Stored items from a collection
^^^^

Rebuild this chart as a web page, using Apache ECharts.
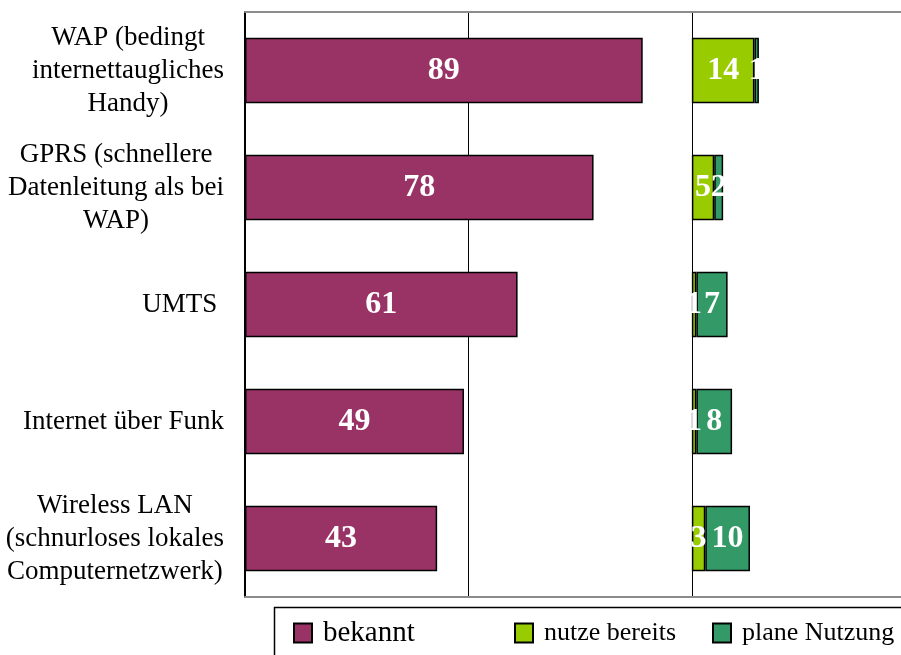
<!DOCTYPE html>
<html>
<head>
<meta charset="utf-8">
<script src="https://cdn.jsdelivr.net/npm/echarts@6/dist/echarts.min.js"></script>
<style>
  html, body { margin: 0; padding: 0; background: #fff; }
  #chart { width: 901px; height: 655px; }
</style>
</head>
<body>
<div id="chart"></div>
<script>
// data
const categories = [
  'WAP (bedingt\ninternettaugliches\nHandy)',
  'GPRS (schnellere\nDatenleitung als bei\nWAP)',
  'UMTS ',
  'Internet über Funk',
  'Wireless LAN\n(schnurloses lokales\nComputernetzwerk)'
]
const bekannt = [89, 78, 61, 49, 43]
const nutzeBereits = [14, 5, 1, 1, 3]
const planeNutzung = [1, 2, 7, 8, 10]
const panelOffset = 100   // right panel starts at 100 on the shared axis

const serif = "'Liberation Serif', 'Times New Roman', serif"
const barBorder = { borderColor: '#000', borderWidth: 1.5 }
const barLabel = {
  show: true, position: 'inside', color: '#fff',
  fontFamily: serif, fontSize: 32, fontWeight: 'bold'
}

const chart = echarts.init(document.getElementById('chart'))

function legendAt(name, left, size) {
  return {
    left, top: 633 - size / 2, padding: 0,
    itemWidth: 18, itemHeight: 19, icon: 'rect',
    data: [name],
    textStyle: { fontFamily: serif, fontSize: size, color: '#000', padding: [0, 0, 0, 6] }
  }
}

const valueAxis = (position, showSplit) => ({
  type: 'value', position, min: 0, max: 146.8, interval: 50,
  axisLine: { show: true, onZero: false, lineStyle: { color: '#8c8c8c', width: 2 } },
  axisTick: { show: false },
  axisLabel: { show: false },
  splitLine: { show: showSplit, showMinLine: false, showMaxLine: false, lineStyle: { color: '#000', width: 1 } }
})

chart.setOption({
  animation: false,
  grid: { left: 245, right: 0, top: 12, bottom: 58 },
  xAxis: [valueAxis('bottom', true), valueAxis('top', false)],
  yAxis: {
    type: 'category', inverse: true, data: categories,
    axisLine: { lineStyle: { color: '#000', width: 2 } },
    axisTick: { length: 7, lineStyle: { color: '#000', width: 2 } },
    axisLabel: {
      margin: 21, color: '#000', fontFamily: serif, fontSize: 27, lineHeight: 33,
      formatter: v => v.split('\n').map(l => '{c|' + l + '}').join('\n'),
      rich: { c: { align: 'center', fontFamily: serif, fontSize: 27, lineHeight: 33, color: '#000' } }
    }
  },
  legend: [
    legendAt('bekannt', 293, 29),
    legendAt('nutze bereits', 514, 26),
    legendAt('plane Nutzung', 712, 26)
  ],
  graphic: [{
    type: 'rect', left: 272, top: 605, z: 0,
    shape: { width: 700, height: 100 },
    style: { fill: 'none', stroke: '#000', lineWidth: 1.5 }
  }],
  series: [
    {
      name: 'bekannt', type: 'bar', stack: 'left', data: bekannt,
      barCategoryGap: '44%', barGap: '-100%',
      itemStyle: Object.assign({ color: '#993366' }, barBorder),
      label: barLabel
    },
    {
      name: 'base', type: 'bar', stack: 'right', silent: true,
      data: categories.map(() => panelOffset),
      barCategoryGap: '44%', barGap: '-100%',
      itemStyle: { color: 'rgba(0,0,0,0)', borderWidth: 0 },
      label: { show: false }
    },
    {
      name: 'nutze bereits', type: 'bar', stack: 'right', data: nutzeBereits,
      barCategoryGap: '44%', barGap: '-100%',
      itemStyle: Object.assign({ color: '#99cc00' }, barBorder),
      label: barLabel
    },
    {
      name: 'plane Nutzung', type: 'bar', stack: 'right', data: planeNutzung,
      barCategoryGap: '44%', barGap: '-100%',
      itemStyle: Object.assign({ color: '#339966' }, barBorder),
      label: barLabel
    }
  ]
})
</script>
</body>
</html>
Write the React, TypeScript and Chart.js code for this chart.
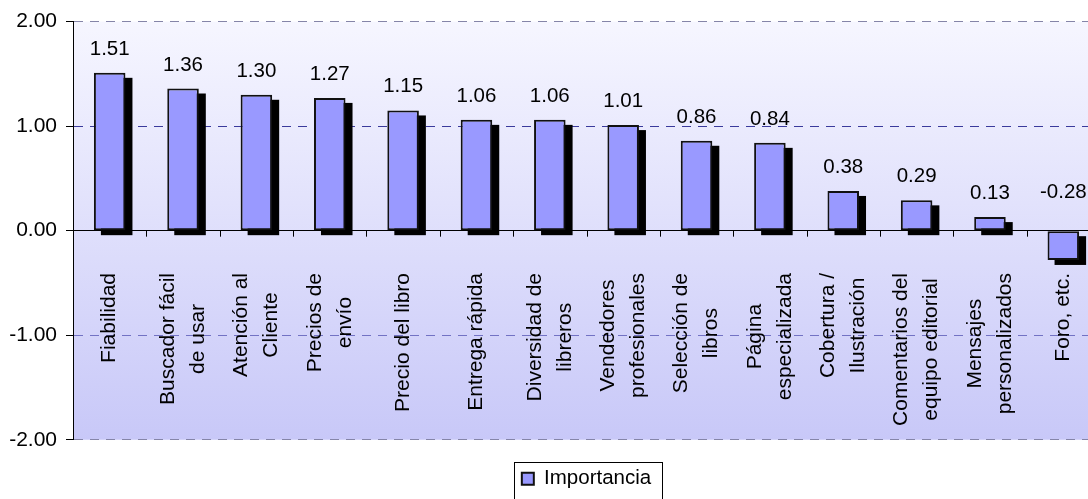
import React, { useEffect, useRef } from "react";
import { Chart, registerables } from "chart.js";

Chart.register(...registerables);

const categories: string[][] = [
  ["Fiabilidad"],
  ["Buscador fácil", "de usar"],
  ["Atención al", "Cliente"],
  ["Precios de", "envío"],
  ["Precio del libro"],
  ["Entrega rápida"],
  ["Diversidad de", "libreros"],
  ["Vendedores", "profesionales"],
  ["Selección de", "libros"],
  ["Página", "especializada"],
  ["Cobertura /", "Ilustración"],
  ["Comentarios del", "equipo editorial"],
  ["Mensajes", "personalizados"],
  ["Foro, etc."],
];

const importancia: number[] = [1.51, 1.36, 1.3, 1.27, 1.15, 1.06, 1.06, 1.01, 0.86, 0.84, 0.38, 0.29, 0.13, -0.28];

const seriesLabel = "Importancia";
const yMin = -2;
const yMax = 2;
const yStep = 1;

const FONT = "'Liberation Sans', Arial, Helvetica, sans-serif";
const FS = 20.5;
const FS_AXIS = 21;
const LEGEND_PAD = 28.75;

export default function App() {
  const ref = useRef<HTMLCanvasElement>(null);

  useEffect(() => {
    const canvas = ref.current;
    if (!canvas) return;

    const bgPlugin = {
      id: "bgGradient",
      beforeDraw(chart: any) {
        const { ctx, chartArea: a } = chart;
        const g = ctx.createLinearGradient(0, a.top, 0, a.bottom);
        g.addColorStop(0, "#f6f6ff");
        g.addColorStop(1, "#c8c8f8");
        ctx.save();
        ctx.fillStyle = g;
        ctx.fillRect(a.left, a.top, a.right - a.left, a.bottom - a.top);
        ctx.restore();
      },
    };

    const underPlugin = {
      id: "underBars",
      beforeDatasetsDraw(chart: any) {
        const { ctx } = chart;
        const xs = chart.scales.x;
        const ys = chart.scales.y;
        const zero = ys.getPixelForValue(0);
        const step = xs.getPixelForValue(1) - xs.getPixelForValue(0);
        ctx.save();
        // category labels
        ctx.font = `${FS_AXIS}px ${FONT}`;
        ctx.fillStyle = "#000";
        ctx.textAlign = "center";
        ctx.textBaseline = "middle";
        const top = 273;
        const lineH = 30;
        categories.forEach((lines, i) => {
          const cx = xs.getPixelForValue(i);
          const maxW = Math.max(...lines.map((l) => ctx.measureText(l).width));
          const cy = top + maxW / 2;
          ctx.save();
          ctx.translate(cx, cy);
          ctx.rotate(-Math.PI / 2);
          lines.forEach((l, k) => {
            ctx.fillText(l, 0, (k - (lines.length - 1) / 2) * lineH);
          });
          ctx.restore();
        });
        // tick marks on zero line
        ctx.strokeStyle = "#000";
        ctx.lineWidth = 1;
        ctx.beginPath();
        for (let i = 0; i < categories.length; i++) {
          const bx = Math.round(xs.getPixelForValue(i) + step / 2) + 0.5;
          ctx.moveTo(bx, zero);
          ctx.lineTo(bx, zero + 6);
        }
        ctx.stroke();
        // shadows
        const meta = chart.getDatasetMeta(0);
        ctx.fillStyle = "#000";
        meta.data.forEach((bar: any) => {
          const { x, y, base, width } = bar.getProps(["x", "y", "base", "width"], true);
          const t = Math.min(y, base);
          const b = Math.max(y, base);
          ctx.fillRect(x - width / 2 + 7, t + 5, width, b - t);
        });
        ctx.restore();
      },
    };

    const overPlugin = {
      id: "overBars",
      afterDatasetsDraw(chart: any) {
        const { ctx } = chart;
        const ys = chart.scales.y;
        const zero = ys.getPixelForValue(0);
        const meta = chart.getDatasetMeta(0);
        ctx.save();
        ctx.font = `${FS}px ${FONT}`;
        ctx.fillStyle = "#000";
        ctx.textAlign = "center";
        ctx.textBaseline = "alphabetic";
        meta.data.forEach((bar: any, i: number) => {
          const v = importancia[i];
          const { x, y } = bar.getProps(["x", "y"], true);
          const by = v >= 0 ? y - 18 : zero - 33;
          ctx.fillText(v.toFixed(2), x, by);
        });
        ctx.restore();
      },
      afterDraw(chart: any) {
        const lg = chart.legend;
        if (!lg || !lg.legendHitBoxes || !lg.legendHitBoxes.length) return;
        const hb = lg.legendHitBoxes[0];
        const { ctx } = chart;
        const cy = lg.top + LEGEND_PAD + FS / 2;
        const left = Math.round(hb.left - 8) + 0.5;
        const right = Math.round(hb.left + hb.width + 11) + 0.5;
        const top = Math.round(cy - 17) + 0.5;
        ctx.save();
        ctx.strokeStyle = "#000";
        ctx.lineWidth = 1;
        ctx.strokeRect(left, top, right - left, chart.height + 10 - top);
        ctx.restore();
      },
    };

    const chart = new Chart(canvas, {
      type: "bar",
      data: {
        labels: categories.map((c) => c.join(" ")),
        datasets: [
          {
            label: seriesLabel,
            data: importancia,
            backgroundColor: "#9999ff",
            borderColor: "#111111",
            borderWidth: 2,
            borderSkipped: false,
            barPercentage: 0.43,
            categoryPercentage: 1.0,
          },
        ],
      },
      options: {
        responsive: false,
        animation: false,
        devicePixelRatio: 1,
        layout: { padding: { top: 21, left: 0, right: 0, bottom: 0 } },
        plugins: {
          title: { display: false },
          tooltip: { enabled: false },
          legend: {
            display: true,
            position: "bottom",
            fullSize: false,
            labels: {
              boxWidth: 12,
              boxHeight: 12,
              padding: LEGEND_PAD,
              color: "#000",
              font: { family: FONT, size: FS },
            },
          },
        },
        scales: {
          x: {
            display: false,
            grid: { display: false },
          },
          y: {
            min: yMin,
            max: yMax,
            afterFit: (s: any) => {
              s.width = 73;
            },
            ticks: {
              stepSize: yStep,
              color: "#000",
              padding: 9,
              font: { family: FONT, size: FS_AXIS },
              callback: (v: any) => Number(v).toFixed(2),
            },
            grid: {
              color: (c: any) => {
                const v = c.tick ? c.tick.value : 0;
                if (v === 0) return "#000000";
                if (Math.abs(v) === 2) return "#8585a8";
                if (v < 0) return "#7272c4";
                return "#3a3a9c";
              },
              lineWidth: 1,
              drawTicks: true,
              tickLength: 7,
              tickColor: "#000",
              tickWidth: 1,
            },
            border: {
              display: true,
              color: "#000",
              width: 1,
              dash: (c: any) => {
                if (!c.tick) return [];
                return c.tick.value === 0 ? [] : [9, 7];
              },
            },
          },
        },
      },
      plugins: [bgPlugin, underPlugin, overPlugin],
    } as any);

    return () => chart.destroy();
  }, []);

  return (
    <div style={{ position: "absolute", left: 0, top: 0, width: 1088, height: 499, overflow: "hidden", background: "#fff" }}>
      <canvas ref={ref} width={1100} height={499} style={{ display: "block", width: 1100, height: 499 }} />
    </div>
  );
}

^^^^

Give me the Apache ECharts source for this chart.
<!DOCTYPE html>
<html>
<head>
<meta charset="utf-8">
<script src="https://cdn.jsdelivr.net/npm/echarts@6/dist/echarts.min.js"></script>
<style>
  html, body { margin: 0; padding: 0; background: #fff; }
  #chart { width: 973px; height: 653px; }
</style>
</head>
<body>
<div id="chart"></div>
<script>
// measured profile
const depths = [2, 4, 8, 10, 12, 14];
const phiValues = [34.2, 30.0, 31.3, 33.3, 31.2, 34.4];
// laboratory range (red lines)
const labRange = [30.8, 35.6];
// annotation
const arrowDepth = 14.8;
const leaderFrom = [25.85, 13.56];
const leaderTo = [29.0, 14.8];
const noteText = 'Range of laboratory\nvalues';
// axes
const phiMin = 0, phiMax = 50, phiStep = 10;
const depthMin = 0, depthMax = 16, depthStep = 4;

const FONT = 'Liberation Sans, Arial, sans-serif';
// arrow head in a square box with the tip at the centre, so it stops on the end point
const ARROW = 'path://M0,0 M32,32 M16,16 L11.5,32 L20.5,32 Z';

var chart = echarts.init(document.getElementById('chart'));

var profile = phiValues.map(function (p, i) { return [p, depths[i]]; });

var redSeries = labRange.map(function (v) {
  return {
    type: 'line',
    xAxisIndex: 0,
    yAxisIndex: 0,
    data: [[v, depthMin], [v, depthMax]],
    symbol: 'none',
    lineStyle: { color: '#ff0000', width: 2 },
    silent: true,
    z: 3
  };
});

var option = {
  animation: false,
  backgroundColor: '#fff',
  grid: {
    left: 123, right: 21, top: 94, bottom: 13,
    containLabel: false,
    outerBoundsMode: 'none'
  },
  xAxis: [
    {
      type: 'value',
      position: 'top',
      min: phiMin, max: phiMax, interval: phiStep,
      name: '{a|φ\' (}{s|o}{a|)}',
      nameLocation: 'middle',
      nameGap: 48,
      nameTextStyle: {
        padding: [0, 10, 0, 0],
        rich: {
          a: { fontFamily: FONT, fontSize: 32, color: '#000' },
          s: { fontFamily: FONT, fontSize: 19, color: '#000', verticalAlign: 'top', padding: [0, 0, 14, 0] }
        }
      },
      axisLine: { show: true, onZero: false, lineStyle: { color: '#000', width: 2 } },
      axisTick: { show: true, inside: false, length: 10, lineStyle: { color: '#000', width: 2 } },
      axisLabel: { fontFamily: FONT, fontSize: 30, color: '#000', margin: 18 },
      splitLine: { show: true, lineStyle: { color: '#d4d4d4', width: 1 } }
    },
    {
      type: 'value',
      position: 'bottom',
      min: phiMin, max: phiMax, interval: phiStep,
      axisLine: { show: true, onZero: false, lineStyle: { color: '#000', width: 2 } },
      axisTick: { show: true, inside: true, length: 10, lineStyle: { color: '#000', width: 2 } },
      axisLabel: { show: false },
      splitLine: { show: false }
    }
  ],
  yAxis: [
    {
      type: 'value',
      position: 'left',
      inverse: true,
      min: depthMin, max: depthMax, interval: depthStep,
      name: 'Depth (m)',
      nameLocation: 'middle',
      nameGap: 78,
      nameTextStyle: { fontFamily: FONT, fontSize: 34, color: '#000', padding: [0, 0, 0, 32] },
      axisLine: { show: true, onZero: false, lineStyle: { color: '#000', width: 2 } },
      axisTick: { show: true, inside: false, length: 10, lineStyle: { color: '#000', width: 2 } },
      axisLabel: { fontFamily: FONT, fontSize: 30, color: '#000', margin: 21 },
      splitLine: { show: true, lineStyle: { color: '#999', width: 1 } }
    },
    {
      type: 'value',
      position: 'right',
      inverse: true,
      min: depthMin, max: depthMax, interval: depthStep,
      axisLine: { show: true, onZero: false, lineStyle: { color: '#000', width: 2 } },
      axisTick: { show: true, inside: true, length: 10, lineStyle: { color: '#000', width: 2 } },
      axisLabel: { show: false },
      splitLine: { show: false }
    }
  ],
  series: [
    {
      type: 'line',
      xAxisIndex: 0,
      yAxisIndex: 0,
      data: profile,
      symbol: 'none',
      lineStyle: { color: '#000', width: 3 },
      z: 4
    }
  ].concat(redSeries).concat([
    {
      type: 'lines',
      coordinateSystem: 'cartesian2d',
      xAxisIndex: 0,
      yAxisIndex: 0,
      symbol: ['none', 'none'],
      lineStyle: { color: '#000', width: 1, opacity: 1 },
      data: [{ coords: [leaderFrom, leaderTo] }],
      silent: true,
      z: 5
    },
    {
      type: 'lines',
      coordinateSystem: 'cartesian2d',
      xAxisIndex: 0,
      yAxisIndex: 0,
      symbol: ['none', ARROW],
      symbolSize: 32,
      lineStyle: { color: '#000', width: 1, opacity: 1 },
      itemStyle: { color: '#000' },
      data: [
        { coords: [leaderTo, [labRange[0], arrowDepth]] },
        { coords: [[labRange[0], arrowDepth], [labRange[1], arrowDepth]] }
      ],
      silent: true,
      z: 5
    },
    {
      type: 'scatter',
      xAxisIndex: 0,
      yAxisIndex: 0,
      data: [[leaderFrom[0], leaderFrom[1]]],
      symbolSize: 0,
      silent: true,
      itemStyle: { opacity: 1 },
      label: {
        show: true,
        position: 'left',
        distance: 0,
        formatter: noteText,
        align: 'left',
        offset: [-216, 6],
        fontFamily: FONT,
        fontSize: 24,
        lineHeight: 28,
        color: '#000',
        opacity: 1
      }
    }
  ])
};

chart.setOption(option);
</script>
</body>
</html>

^^^^

= TASK DESCRIPTION =
Return all the lines that contain the string "React".

= RESPONSE BELOW =
Write the React, TypeScript and Chart.js code for this chart.
import React, { useEffect, useRef } from "react";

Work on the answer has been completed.